Scrimgeour seemed to puff up a bit at the praise.
"And now, we come to the Wizengamot," Harry said, looking deeply ashamed as he faced the assembled group of witches and wizards. "What can I say? I've dragged you in here, day after day, keeping you away from your homes, your jobs, your loved ones, just to hear the private details of my petty atrocities."
"No, no," said Mr. Ogden. "It was very interesting."
"But you could have had a much nicer case."
"Oh, no, no, no, murder's much more fun."
"Yes, and so many of them," said Madam Longbottom with a fond smile.
"Excellent," said another member.
"We've had a terrific time," concluded another, leading to a round of applause from the entire corpus of the Wizengamot.
"Well, uh, I'm very moved," said Harry, tearing up. "And so, Minister, it only remains for you to pass the most savage sentence on me that the law can provide."
"Well, uh, not necessarily," said Fudge.
"Ah, no, Minister, the Dementor's Kiss is highly sufficient. I insist I must be made an example of."
"Well, yes and no. I mean…society at large."
"Oh, no, Minister, not with mass murder."
"Oh, but in this case, don't you think?" Fudge turned to the Wizengamot, whose members began to call for clemency.
"Aw, come on, Minister, you've got to give me life in Azkaban."
Fudge looked scandalized at the suggestion and the Wizengamot roared with protest.
"Well, ten years, at least," Harry insisted.
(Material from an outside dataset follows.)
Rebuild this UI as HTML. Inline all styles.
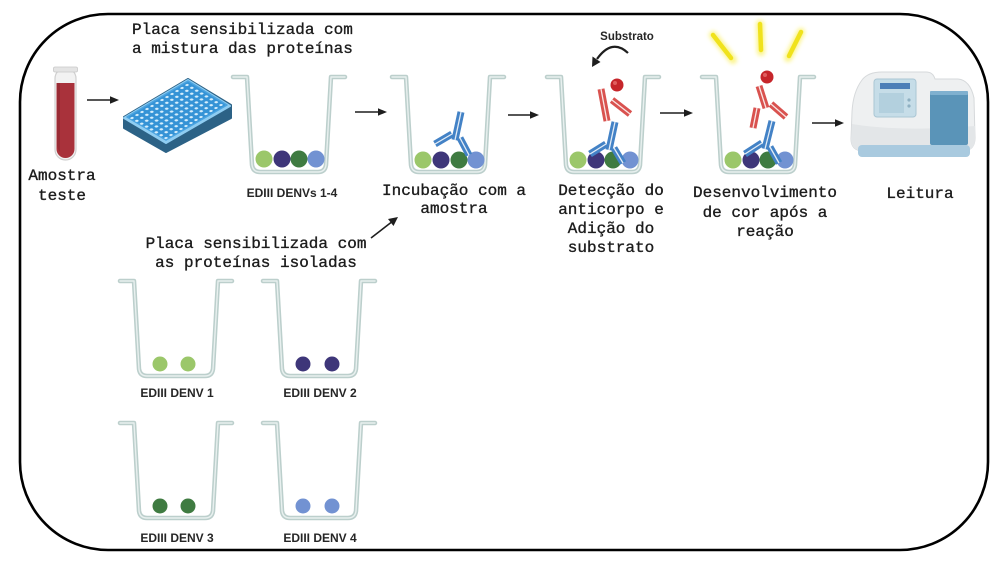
<!DOCTYPE html>
<html><head><meta charset="utf-8"><style>
html,body{margin:0;padding:0;background:#fff;}
svg{display:block;}
.m{font-family:"Liberation Mono","DejaVu Sans Mono",monospace;font-size:16px;fill:#1c1c1c;stroke:#1c1c1c;stroke-width:0.35;}
.s{font-family:"Liberation Sans",Arial,sans-serif;font-size:12px;font-weight:bold;fill:#262626;}
</style></head><body>
<svg width="1000" height="561" viewBox="0 0 1000 561" xmlns="http://www.w3.org/2000/svg">
<defs>
<pattern id="dots" width="10" height="10" patternUnits="userSpaceOnUse"><circle cx="5" cy="5" r="2.6" fill="#d6eefc"/></pattern>
<filter id="glow" x="-50%" y="-50%" width="200%" height="200%"><feGaussianBlur stdDeviation="2"/></filter>
<g id="well">
  <path d="M0,0 H14 L19,88 Q20,95 27,95 H85 Q92,95 93,88 L98,0 H112" fill="none" stroke="#bccfcc" stroke-width="4.5" stroke-linejoin="round" stroke-linecap="round"/>
  <path d="M0,0 H14 L19,88 Q20,95 27,95 H85 Q92,95 93,88 L98,0 H112" fill="none" stroke="#e8f0ef" stroke-width="1.4" stroke-linejoin="round" stroke-linecap="round"/>
</g>
</defs>
<rect x="0" y="0" width="1000" height="561" fill="#fff"/>
<!-- border -->
<rect x="20" y="14" width="968" height="536" rx="88" ry="88" fill="none" stroke="#000" stroke-width="2.6"/>

<!-- texts -->
<text class="m" x="132" y="34">Placa sensibilizada com</text>
<text class="m" x="132" y="53">a mistura das proteínas</text>
<text class="m" x="62" y="180" text-anchor="middle">Amostra</text>
<text class="m" x="62" y="200" text-anchor="middle">teste</text>
<text class="s" x="292" y="197" text-anchor="middle">EDIII DENVs 1-4</text>
<text class="m" x="454" y="195" text-anchor="middle">Incubação com a</text>
<text class="m" x="454" y="213" text-anchor="middle">amostra</text>
<text class="m" x="611" y="195" text-anchor="middle">Detecção do</text>
<text class="m" x="611" y="214" text-anchor="middle">anticorpo e</text>
<text class="m" x="611" y="233" text-anchor="middle">Adição do</text>
<text class="m" x="611" y="252" text-anchor="middle">substrato</text>
<text class="m" x="765" y="197" text-anchor="middle">Desenvolvimento</text>
<text class="m" x="765" y="217" text-anchor="middle">de cor após a</text>
<text class="m" x="765" y="236" text-anchor="middle">reação</text>
<text class="m" x="920" y="198" text-anchor="middle">Leitura</text>
<text class="m" x="256" y="248" text-anchor="middle">Placa sensibilizada com</text>
<text class="m" x="256" y="267" text-anchor="middle">as proteínas isoladas</text>
<text class="s" x="177" y="397" text-anchor="middle">EDIII DENV 1</text>
<text class="s" x="320" y="397" text-anchor="middle">EDIII DENV 2</text>
<text class="s" x="177" y="542" text-anchor="middle">EDIII DENV 3</text>
<text class="s" x="320" y="542" text-anchor="middle">EDIII DENV 4</text>
<text class="s" x="627" y="40" text-anchor="middle" style="font-size:11.5px">Substrato</text>

<!-- tube -->
<rect x="55" y="68" width="21" height="92" rx="10.5" fill="#f2f2f2" stroke="#d0d0d0" stroke-width="1.2"/>
<rect x="53.5" y="67" width="24" height="5" rx="1.5" fill="#e4e4e4" stroke="#c8c8c8" stroke-width="0.8"/>
<path d="M56.5,83 H74.5 V149 A9,9 0 0 1 56.5,149 Z" fill="#a9323b"/>
<path d="M57,83 H60 V152 Q58,150 57,146 Z" fill="#8f2630" opacity="0.6"/>

<!-- plate -->
<polygon points="124,117 188,79 231,105 231,118 166,152 124,128" fill="#2c6286" stroke="#2c6286" stroke-width="2" stroke-linejoin="round"/>
<polygon points="124,118 188,80 230,106 166,143" fill="#8fcdf2" stroke="#8fcdf2" stroke-width="2" stroke-linejoin="round"/>
<polygon points="127,117 188,81 227,105 166,140" fill="#3593d6" stroke="#4aa3e0" stroke-width="1.5" stroke-linejoin="round"/>
<g transform="matrix(0.5 -0.3 0.4875 0.2875 127 118)">
  <rect x="2" y="3" width="116" height="74" fill="url(#dots)"/>
</g>

<!-- arrows -->
<g stroke="#1e1e1e" stroke-width="1.6" fill="#1e1e1e">
  <line x1="87" y1="100" x2="111" y2="100"/><polygon points="119,100 110,96.3 110,103.7" stroke="none"/>
  <line x1="355" y1="112" x2="379" y2="112"/><polygon points="387,112 378,108.3 378,115.7" stroke="none"/>
  <line x1="508" y1="115" x2="531" y2="115"/><polygon points="539,115 530,111.3 530,118.7" stroke="none"/>
  <line x1="660" y1="113" x2="685" y2="113"/><polygon points="693,113 684,109.3 684,116.7" stroke="none"/>
  <line x1="812" y1="123" x2="836" y2="123"/><polygon points="844,123 835,119.3 835,126.7" stroke="none"/>
  <line x1="371" y1="238" x2="391" y2="222.5"/><polygon points="398,217 393.5,226 388,219" stroke="none"/>
  <path d="M628,53 Q612,38 597,59" fill="none" stroke-width="2.2"/>
  <polygon points="592,67 592.5,56.5 600.5,62" stroke="none"/>
</g>

<!-- wells -->
<use href="#well" x="233" y="77"/>
<use href="#well" x="392" y="77"/>
<use href="#well" x="547" y="77"/>
<use href="#well" x="702" y="77"/>
<use href="#well" x="120" y="281"/>
<use href="#well" x="263" y="281"/>
<use href="#well" x="120" y="423"/>
<use href="#well" x="263" y="423"/>

<!-- proteins -->
<g>
  <circle cx="264" cy="159" r="8.5" fill="#9bc76a"/><circle cx="282" cy="159" r="8.5" fill="#3e3679"/><circle cx="299" cy="159" r="8.5" fill="#3f7b41"/><circle cx="316" cy="159" r="8.5" fill="#7292d2"/>
  <circle cx="423" cy="160" r="8.5" fill="#9bc76a"/><circle cx="441" cy="160" r="8.5" fill="#3e3679"/><circle cx="459" cy="160" r="8.5" fill="#3f7b41"/><circle cx="476" cy="160" r="8.5" fill="#7292d2"/>
  <circle cx="578" cy="160" r="8.5" fill="#9bc76a"/><circle cx="596" cy="160" r="8.5" fill="#3e3679"/><circle cx="613" cy="160" r="8.5" fill="#3f7b41"/><circle cx="630" cy="160" r="8.5" fill="#7292d2"/>
  <circle cx="733" cy="160" r="8.5" fill="#9bc76a"/><circle cx="751" cy="160" r="8.5" fill="#3e3679"/><circle cx="768" cy="160" r="8.5" fill="#3f7b41"/><circle cx="785" cy="160" r="8.5" fill="#7292d2"/>
  <circle cx="160" cy="364" r="7.5" fill="#9bc76a"/><circle cx="188" cy="364" r="7.5" fill="#9bc76a"/>
  <circle cx="303" cy="364" r="7.5" fill="#3e3679"/><circle cx="332" cy="364" r="7.5" fill="#3e3679"/>
  <circle cx="160" cy="506" r="7.5" fill="#3f7b41"/><circle cx="188" cy="506" r="7.5" fill="#3f7b41"/>
  <circle cx="303" cy="506" r="7.5" fill="#7292d2"/><circle cx="332" cy="506" r="7.5" fill="#7292d2"/>
</g>

<!-- antibodies: blue -->
<g stroke-linecap="butt">
  <g stroke="#4382c6" stroke-width="7">
    <line x1="455" y1="140" x2="461" y2="112"/><line x1="452" y1="134" x2="435" y2="144"/><line x1="460" y1="138" x2="469" y2="155"/>
    <line x1="609" y1="150" x2="615" y2="122"/><line x1="606" y1="144" x2="590" y2="154"/><line x1="614" y1="148" x2="623" y2="163"/>
    <line x1="765" y1="149" x2="772" y2="121"/><line x1="762" y1="143" x2="745" y2="154"/><line x1="770" y1="147" x2="779" y2="163"/>
  </g>
  <g stroke="#ffffff" stroke-width="1.3" opacity="0.85">
    <line x1="455" y1="140" x2="461" y2="112"/><line x1="452" y1="134" x2="435" y2="144"/><line x1="460" y1="138" x2="469" y2="155"/>
    <line x1="609" y1="150" x2="615" y2="122"/><line x1="606" y1="144" x2="590" y2="154"/><line x1="614" y1="148" x2="623" y2="163"/>
    <line x1="765" y1="149" x2="772" y2="121"/><line x1="762" y1="143" x2="745" y2="154"/><line x1="770" y1="147" x2="779" y2="163"/>
  </g>
  <!-- red -->
  <g stroke="#d9524f" stroke-width="7">
    <line x1="601" y1="89" x2="607" y2="121"/><line x1="612" y1="100" x2="630" y2="114"/>
    <line x1="759" y1="86" x2="766" y2="108"/><line x1="757" y1="108" x2="753" y2="128"/><line x1="771" y1="104" x2="786" y2="117"/>
  </g>
  <g stroke="#ffffff" stroke-width="1.3" opacity="0.85">
    <line x1="601" y1="89" x2="607" y2="121"/><line x1="612" y1="100" x2="630" y2="114"/>
    <line x1="759" y1="86" x2="766" y2="108"/><line x1="757" y1="108" x2="753" y2="128"/><line x1="771" y1="104" x2="786" y2="117"/>
  </g>
  <circle cx="617" cy="85" r="6.5" fill="#c6262b"/><circle cx="615" cy="83" r="2" fill="#e06060"/>
  <circle cx="767" cy="77" r="6.5" fill="#c6262b"/><circle cx="765" cy="75" r="2" fill="#e06060"/>
</g>

<!-- yellow rays -->
<g stroke-linecap="round">
  <g stroke="#fbf48a" stroke-width="8" filter="url(#glow)">
    <line x1="713" y1="35" x2="733" y2="60"/><line x1="760" y1="24" x2="761" y2="52"/><line x1="801" y1="32" x2="788" y2="58"/>
  </g>
  <g stroke="#f0e21c" stroke-width="4.5">
    <line x1="713" y1="35" x2="731" y2="58"/><line x1="760" y1="24" x2="761" y2="50"/><line x1="801" y1="32" x2="789" y2="56"/>
  </g>
</g>

<!-- spectrophotometer -->
<path d="M862,80 Q868,72 882,72 L926,72 Q933,72 935,79 L958,79 Q970,80 974,98 L975,138 Q975,150 964,151 L862,151 Q851,150 851,139 L852,112 Q853,92 862,80 Z" fill="#eef0f1" stroke="#d6d9db" stroke-width="1"/>
<path d="M852,124 Q900,132 975,126 L975,140 Q975,150 964,151 L862,151 Q851,150 851,139 Z" fill="#e3e6e8"/>
<rect x="858" y="145" width="112" height="12" rx="4" fill="#a9cadf"/>
<rect x="874" y="79" width="42" height="38" rx="3" fill="#c6dde8" stroke="#aac6d4" stroke-width="1"/>
<rect x="880" y="83" width="30" height="6" fill="#4d7fb8"/>
<rect x="879" y="93" width="25" height="20" fill="#b3d0de"/>
<circle cx="909" cy="100" r="1.6" fill="#8fb0c2"/><circle cx="909" cy="106" r="1.6" fill="#8fb0c2"/>
<rect x="930" y="91" width="38" height="54" rx="2" fill="#5a94b8"/>
<rect x="930" y="91" width="38" height="4" rx="1" fill="#7fb0cf"/>
</svg>
</body></html>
"Shame! Shame!" the Wizengamot cried.
"Ten years?!" Fudge said, aghast at the thought.
"Well, five, then," said Harry. "Be fair."
"No! No, no, no, I'm giving you three months in the holding cells."
"Aw," Harry reeled back as if he'd been struck. "Come on, that's so embarrassing. I won't hear of it. Give me six. Please?"
"Well…" Fudge hummed thoughtfully. "All right, six months!"
"Thank you, Minister," Harry said with a satisfied smile.
"But suspended!" Fudge added in with a cheeky grin of his own.
The entire courtroom burst into another round of applause as Harry let out a sigh of resignation.
"Three cheers for the defendant!" Ogden shouted. "Hip-hip!"
"Hooray!"
"Hip-hip!"
"Hooray!"
"Hip-hip!"
"HOORAY!"
The court then began to sing "For he's a jolly good fellow" as Harry dried his eyes on a handkerchief. Looks like Hermione was right. Purebloods really will believe anything you tell them with a straight face.